Yes. If you don't understand why, you have no place in engineering.
Ideally, you should include a generic version without any hackish optimizations, but it isn't strictly required if you don't think you'll ever change CPUs in the future.
And then your company upgrades its CPUs while you're long gone, and now they need to figure out who the hell wrote that crappy piece of code that keeps crashing on the new CPU, and some other programmer has to rewrite everything from scratch because they can't figure out how your code works and why it's not doing what it's supposed to be doing.
By the way, that other programmer may just be an older version of you who has completely forgotten what the younger version did there... (not that I have any experience with that, cough)

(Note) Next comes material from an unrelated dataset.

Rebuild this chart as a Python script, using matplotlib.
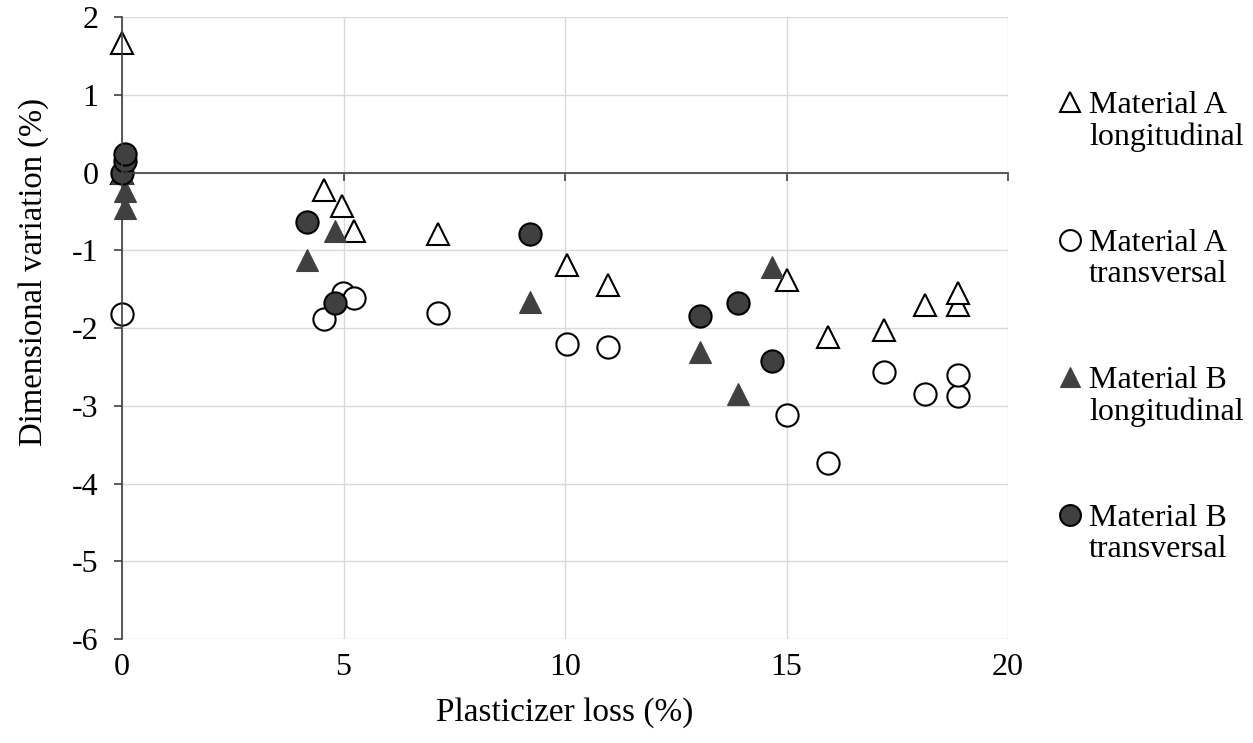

Wrapping it in ifdefs doesn't make it elegant. It just makes it not a hack. Instead, it makes it ugly, and correct.
The only reason you would have that code still running on those chips is because it's not forward compatible with something more modern.
Or the bean counters don't want to pay the up-front cost of moving to something more modern. Many financial departments take a 'if it ain't broke' stance on computing hardware (and software!). many of them don't factor in electricity and maintenance costs, all they see is "$N Dollars for new server hardware? Why? That's rediculous!"
It's why many COBOL programmers still have a job.
The only reason you would have that code still running on those chips is because it's not forward compatible with something more modern.
Or because those platforms are running fine for the job they are required to do, and thus replacing them do yield any additional value? Proper engineering and business decisions call for changing things when you have to, when you have a reason, a valid reason.
If it ain't broke, don't fix it is not just an empty slogan.
Otherwise someone would have transitioned to some much cheaper, more recent, commodity hardware, and saved the business a lot of cash.
Why cheaper? What if the hardware is already owned? What if the systems therein are running just fine as expected? If it ain't broke, don't fix it
That's definitely not good engineering, or something to brag about.
If it ain't broke, don't fix it. If you don't get it, you are not cut for this business.
Do we go about rewriting all those lines of working-fine COBOL code into whatever is in vogue nowadays? Do you change your working-condition car every time a new model comes?
The only time you change something is if you have a reasonable expectations of gains, or if the cost of keeping something that old goes above a certain threshold. Otherwise, you let it be.
You know you are doing it right when your creation becomes legacy, and it runs unchanged for years, many years, providing value and ease of integration. That is, when the thing you created delivers value AND does not give reasons to decommission, then you know you did your job right, and you can brag about it.